**EXERCISE DETAILS:** Begin with the line that contains "Output the LaTeX" and end with the line that contains "text = black!85]", transcribing exactly each line in that stretch and no other.

Records with drawing code:

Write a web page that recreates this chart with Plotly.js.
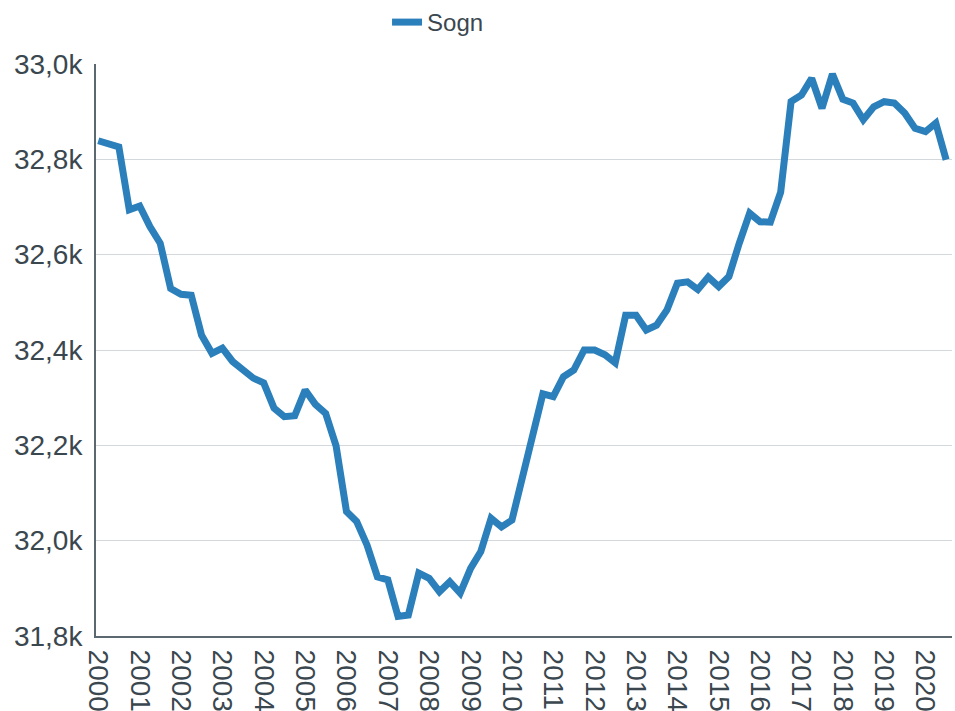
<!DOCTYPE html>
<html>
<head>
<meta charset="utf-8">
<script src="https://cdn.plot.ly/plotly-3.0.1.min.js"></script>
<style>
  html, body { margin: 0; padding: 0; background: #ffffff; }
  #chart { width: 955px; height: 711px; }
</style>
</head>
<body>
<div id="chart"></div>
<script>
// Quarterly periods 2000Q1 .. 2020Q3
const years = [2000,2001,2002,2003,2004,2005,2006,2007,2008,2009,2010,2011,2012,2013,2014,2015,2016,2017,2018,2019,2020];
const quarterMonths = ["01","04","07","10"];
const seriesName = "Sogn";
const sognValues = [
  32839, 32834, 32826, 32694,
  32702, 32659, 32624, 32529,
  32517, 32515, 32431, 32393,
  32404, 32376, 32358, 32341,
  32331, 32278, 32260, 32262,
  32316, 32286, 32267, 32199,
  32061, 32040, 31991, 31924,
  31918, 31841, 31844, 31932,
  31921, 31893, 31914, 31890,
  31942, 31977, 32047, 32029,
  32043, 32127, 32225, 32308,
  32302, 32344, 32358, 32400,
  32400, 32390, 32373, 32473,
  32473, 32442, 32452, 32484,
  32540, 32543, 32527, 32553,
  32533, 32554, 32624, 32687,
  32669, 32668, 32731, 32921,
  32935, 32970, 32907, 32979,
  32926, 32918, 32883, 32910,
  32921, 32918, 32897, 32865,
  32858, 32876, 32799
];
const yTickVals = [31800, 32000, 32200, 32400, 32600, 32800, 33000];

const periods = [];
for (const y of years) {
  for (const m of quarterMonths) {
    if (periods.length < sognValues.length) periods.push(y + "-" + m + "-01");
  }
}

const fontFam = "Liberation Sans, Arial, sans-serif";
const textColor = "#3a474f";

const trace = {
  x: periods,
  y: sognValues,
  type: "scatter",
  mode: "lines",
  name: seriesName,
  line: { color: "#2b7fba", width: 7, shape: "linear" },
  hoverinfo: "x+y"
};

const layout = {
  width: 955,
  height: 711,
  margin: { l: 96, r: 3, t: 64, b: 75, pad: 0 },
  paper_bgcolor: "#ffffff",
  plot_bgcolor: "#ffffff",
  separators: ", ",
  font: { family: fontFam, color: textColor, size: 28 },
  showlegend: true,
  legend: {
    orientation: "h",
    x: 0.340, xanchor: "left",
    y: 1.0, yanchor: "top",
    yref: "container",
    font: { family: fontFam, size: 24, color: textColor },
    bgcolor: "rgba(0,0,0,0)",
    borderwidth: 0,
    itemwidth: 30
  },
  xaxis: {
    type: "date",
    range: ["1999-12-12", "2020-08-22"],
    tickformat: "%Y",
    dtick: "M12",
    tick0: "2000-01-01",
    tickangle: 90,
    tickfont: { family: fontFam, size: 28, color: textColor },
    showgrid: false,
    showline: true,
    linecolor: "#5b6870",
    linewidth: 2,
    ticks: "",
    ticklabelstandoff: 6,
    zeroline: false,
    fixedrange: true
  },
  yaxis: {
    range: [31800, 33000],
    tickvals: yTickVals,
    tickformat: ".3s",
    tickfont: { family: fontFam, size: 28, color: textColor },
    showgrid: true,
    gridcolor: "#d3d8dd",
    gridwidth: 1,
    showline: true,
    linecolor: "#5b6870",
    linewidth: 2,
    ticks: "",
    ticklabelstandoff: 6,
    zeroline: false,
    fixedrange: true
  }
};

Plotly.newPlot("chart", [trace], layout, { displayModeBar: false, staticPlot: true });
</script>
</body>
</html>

--

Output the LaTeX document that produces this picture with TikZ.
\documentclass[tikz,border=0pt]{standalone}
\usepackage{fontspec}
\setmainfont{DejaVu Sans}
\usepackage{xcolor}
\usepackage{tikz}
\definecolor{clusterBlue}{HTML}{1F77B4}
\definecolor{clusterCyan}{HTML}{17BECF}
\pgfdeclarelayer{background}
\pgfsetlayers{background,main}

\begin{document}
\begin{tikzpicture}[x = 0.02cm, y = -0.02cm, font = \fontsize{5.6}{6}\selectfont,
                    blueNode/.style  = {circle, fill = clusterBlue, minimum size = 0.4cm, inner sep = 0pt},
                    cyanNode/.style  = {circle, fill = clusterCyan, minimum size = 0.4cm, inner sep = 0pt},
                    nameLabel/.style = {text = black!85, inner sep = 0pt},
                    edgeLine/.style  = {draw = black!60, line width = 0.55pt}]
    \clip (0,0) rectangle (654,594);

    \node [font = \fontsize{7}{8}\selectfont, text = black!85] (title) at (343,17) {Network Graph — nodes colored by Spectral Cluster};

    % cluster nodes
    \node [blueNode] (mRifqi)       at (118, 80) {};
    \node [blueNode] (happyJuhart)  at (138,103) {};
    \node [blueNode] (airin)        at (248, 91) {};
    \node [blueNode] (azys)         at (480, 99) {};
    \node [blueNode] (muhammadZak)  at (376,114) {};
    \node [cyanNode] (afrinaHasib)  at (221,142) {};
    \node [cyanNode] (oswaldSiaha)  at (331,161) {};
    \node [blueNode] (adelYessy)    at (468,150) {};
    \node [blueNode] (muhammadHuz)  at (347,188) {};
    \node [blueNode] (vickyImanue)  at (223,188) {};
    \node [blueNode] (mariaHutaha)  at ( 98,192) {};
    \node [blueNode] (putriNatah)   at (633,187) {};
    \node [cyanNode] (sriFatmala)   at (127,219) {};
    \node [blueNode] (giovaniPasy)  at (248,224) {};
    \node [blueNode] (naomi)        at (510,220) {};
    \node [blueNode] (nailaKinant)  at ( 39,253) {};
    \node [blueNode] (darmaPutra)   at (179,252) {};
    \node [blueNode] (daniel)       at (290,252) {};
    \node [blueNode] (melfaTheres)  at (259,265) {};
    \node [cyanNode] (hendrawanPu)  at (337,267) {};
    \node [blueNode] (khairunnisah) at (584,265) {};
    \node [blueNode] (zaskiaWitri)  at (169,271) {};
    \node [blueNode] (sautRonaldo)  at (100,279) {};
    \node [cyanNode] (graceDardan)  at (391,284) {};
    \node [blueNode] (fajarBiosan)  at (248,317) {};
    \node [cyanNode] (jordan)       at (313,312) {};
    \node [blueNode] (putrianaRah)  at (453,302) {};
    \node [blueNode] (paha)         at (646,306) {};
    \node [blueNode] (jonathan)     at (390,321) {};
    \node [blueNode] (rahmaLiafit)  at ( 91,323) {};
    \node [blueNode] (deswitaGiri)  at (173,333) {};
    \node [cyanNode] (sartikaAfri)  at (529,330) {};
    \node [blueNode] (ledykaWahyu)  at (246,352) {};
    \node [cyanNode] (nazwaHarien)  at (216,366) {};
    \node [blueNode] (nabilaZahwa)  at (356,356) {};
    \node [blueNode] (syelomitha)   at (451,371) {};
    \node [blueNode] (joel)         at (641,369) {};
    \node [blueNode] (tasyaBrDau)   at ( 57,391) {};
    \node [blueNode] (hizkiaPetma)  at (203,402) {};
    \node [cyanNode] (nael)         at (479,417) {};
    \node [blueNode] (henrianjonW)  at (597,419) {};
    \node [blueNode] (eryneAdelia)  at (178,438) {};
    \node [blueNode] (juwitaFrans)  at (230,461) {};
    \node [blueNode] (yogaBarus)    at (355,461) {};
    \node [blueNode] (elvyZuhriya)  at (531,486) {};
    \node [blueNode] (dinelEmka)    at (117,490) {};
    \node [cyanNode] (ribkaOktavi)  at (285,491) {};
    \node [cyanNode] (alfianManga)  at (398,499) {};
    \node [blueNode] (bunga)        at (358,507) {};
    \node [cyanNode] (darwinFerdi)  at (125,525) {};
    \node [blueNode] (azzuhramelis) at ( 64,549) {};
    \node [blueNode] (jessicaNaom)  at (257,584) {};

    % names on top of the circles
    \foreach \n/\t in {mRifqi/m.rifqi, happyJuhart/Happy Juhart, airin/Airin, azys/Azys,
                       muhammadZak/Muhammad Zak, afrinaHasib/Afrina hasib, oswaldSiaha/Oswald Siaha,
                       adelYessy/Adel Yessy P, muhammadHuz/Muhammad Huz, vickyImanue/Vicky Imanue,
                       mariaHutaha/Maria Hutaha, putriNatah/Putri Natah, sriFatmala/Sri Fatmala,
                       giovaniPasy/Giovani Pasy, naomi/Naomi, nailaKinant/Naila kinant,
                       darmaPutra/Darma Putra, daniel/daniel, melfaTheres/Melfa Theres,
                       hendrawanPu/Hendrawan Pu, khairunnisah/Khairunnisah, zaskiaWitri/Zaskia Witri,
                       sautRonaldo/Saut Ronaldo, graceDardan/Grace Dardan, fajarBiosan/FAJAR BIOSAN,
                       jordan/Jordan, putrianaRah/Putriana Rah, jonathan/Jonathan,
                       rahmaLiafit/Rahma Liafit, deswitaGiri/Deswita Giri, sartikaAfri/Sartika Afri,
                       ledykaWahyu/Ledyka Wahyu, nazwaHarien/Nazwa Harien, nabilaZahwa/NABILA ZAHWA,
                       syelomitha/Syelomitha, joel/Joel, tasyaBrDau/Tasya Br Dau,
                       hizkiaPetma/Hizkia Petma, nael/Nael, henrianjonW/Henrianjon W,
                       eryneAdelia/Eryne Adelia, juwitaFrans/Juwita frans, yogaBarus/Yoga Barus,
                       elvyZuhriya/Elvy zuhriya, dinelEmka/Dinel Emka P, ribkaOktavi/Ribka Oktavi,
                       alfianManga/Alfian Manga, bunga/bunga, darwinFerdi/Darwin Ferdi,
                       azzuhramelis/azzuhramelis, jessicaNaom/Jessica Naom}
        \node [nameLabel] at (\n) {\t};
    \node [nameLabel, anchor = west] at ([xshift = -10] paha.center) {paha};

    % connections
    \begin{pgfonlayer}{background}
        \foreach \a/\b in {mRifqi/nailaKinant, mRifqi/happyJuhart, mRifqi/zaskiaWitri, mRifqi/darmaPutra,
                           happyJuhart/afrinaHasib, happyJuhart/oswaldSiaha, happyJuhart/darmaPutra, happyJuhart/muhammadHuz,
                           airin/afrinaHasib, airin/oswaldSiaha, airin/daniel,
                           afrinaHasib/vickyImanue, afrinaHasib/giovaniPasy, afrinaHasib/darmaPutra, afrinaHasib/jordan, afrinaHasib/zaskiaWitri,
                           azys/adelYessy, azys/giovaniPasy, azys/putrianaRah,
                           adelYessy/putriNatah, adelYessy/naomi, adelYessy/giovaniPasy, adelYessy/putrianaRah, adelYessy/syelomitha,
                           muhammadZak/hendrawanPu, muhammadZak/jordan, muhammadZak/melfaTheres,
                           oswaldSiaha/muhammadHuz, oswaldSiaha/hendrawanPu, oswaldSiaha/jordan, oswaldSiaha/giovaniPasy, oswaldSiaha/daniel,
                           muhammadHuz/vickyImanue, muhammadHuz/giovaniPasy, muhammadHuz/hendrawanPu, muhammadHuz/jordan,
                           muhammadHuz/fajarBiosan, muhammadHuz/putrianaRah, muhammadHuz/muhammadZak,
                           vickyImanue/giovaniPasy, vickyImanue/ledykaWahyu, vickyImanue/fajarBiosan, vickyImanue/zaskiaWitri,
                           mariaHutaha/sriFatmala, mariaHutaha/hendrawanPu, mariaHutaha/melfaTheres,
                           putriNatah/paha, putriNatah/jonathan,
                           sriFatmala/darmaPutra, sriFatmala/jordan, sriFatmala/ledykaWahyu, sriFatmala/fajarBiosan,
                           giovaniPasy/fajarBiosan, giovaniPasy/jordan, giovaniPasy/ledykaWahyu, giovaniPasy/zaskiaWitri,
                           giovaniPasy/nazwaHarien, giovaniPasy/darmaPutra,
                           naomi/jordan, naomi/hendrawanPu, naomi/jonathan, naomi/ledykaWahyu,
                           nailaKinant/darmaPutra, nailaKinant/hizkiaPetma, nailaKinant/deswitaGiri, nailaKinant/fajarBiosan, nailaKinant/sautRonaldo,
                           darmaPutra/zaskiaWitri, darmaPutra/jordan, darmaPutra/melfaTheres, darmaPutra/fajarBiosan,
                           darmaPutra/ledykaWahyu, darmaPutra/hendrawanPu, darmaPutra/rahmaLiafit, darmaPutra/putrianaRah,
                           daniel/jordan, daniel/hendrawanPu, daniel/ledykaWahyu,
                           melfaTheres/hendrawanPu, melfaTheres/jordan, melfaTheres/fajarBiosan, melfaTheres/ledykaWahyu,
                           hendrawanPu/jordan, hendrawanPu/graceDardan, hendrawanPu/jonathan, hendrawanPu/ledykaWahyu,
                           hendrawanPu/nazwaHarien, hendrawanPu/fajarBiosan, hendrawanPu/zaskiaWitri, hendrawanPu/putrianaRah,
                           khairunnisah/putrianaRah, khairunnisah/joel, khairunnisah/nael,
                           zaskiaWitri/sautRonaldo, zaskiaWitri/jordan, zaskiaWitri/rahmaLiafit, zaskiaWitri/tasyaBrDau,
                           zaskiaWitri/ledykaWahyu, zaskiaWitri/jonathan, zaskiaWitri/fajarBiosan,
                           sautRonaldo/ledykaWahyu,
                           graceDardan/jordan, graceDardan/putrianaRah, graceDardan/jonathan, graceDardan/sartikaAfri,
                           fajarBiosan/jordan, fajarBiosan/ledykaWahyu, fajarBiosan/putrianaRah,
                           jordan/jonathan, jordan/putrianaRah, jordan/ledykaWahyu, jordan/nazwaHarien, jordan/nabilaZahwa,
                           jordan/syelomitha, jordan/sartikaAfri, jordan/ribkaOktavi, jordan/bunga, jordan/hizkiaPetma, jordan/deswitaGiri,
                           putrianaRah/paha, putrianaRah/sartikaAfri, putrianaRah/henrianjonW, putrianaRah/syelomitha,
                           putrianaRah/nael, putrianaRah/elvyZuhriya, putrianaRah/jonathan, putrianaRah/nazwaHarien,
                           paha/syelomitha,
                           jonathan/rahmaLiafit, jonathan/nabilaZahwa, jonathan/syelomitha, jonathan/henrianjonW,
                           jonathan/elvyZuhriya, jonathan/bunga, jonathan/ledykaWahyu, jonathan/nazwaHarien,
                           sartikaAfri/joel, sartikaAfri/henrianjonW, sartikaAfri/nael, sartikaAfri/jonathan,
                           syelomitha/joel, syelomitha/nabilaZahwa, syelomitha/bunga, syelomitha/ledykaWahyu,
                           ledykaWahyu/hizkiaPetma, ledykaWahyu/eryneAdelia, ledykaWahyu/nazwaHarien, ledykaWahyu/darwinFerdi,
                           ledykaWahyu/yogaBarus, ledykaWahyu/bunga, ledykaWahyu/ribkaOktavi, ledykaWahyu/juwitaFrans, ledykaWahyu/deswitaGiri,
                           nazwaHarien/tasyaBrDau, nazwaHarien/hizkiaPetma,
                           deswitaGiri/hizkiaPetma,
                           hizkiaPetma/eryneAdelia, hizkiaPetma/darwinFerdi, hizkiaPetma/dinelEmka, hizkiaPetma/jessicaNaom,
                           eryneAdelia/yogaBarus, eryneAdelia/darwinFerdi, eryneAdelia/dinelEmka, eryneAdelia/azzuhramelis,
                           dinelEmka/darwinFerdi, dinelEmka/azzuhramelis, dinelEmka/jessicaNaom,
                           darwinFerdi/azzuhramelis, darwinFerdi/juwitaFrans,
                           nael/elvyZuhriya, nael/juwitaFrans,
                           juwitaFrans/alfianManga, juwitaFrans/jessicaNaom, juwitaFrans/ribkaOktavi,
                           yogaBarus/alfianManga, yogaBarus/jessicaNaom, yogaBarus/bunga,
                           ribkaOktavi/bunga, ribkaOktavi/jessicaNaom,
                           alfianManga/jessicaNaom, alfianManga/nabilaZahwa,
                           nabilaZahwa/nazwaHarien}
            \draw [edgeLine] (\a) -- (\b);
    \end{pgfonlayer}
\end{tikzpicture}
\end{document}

...

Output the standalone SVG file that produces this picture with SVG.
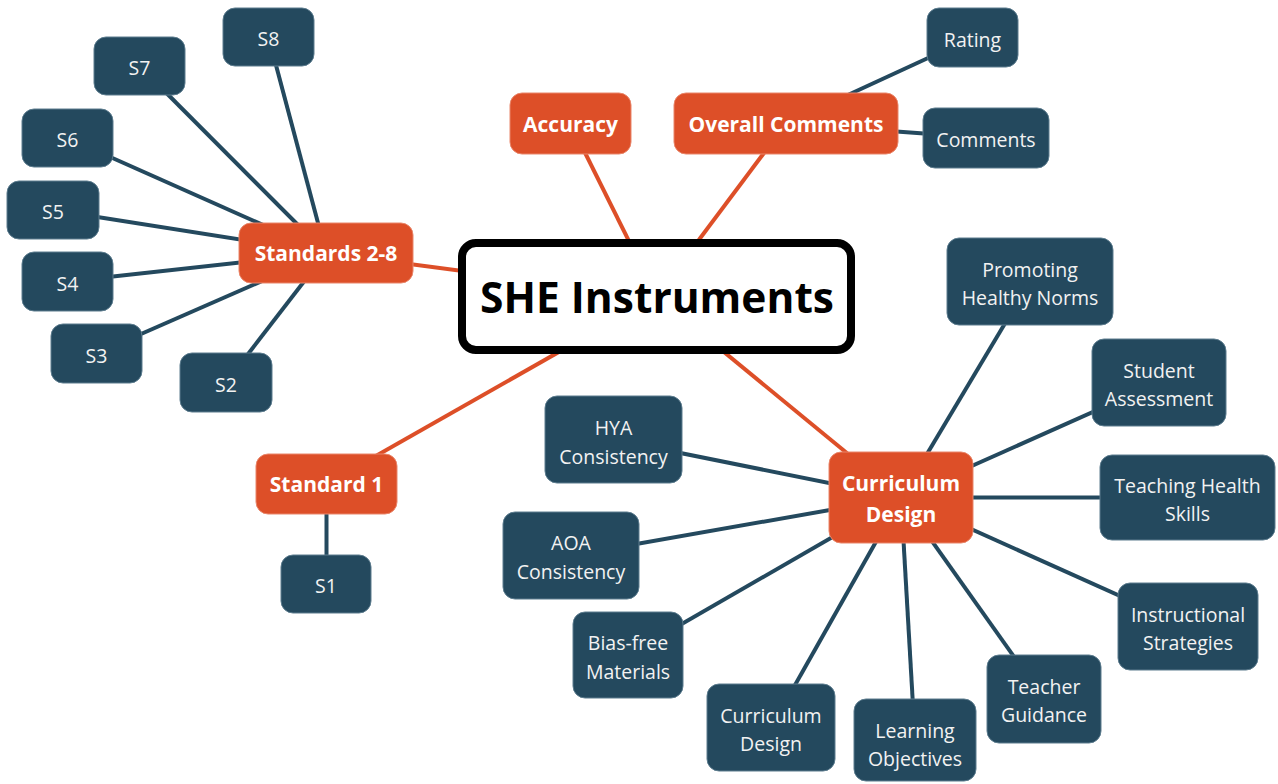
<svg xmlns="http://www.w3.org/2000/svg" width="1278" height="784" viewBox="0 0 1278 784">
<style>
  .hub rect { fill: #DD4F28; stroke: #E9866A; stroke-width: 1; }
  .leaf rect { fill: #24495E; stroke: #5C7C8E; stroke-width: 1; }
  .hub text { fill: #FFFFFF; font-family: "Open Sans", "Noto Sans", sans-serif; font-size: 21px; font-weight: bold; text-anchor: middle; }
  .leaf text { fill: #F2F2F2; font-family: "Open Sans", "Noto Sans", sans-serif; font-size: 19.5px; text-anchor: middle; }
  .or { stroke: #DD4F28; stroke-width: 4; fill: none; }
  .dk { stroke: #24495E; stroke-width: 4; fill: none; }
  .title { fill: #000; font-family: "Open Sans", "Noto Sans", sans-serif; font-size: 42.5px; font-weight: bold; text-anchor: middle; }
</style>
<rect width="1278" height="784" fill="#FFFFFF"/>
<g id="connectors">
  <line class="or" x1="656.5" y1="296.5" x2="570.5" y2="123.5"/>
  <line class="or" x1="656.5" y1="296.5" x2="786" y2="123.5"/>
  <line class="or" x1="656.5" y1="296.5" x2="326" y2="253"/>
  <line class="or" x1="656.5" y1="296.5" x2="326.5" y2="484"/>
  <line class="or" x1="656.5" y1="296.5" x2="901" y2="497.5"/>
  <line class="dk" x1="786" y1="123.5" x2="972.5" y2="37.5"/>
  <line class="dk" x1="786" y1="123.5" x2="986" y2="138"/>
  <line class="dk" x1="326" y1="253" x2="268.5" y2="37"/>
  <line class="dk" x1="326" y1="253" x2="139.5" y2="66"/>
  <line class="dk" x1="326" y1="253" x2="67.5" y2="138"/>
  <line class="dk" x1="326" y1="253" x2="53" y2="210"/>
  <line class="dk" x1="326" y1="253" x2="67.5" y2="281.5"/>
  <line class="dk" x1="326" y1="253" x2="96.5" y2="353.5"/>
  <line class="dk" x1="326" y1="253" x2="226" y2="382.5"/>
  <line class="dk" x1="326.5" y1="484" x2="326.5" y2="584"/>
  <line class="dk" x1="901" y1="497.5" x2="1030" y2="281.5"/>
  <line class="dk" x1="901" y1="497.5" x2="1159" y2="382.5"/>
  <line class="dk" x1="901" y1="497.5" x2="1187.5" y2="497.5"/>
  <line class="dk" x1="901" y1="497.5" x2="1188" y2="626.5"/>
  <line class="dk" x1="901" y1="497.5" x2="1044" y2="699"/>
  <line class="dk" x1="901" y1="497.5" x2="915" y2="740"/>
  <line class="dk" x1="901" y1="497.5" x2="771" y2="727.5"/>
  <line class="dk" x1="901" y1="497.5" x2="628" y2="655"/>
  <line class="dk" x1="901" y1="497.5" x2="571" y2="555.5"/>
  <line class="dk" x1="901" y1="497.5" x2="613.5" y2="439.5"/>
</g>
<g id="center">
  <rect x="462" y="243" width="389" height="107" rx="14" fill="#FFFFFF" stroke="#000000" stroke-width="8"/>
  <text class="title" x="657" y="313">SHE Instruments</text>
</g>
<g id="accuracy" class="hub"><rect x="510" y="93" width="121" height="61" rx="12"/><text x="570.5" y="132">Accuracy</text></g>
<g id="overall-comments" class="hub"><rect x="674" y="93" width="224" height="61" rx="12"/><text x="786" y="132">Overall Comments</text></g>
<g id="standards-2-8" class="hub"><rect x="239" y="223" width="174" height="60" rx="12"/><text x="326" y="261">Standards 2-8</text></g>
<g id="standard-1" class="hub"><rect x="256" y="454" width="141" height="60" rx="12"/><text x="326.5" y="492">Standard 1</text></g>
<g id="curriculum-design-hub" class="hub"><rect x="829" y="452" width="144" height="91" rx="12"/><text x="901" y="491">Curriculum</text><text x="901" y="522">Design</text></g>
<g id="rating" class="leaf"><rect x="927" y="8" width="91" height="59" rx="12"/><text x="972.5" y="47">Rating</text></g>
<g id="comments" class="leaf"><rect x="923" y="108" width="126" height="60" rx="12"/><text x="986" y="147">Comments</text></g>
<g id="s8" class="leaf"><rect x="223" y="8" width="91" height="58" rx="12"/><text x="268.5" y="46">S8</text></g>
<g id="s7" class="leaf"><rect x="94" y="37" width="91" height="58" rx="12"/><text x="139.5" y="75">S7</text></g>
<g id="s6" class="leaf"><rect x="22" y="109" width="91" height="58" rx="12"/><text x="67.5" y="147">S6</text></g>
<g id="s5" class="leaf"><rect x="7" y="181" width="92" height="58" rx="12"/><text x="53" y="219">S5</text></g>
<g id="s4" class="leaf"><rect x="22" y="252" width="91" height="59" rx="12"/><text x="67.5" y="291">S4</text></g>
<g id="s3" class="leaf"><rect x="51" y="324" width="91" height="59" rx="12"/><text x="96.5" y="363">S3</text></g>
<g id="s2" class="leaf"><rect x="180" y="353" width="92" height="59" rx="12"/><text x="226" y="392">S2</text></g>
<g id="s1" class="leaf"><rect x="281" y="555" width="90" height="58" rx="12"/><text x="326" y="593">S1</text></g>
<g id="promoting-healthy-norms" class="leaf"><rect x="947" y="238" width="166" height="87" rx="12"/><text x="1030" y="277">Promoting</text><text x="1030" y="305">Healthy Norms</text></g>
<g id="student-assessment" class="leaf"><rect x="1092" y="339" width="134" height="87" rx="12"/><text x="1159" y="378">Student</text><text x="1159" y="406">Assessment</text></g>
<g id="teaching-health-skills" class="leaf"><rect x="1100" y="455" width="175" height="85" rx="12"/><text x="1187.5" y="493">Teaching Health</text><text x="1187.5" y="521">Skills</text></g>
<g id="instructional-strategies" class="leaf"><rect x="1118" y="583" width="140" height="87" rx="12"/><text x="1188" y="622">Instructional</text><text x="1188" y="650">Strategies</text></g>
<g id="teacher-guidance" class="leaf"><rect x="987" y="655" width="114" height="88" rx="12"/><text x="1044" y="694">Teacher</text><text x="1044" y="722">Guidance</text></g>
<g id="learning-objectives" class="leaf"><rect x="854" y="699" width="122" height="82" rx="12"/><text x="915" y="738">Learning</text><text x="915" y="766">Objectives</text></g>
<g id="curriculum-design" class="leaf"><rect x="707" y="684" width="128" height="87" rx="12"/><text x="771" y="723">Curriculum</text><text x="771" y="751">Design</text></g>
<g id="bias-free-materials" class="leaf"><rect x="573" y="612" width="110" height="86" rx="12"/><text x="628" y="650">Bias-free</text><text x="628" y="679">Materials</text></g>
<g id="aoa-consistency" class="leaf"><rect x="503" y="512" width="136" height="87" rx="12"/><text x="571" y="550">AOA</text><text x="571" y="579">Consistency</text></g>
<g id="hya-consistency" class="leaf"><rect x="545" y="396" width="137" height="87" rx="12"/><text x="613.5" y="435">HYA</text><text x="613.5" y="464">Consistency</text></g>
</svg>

**TASK ANSWER:**
Output the LaTeX document that produces this picture with TikZ.
\documentclass[tikz,border=0pt]{standalone}
\usepackage{fontspec}
\setmainfont{DejaVu Sans}
\usepackage{xcolor}
\usepackage{tikz}
\definecolor{clusterBlue}{HTML}{1F77B4}
\definecolor{clusterCyan}{HTML}{17BECF}
\pgfdeclarelayer{background}
\pgfsetlayers{background,main}

\begin{document}
\begin{tikzpicture}[x = 0.02cm, y = -0.02cm, font = \fontsize{5.6}{6}\selectfont,
                    blueNode/.style  = {circle, fill = clusterBlue, minimum size = 0.4cm, inner sep = 0pt},
                    cyanNode/.style  = {circle, fill = clusterCyan, minimum size = 0.4cm, inner sep = 0pt},
                    nameLabel/.style = {text = black!85, inner sep = 0pt},
                    edgeLine/.style  = {draw = black!60, line width = 0.55pt}]
    \clip (0,0) rectangle (654,594);

    \node [font = \fontsize{7}{8}\selectfont, text = black!85] (title) at (343,17) {Network Graph — nodes colored by Spectral Cluster};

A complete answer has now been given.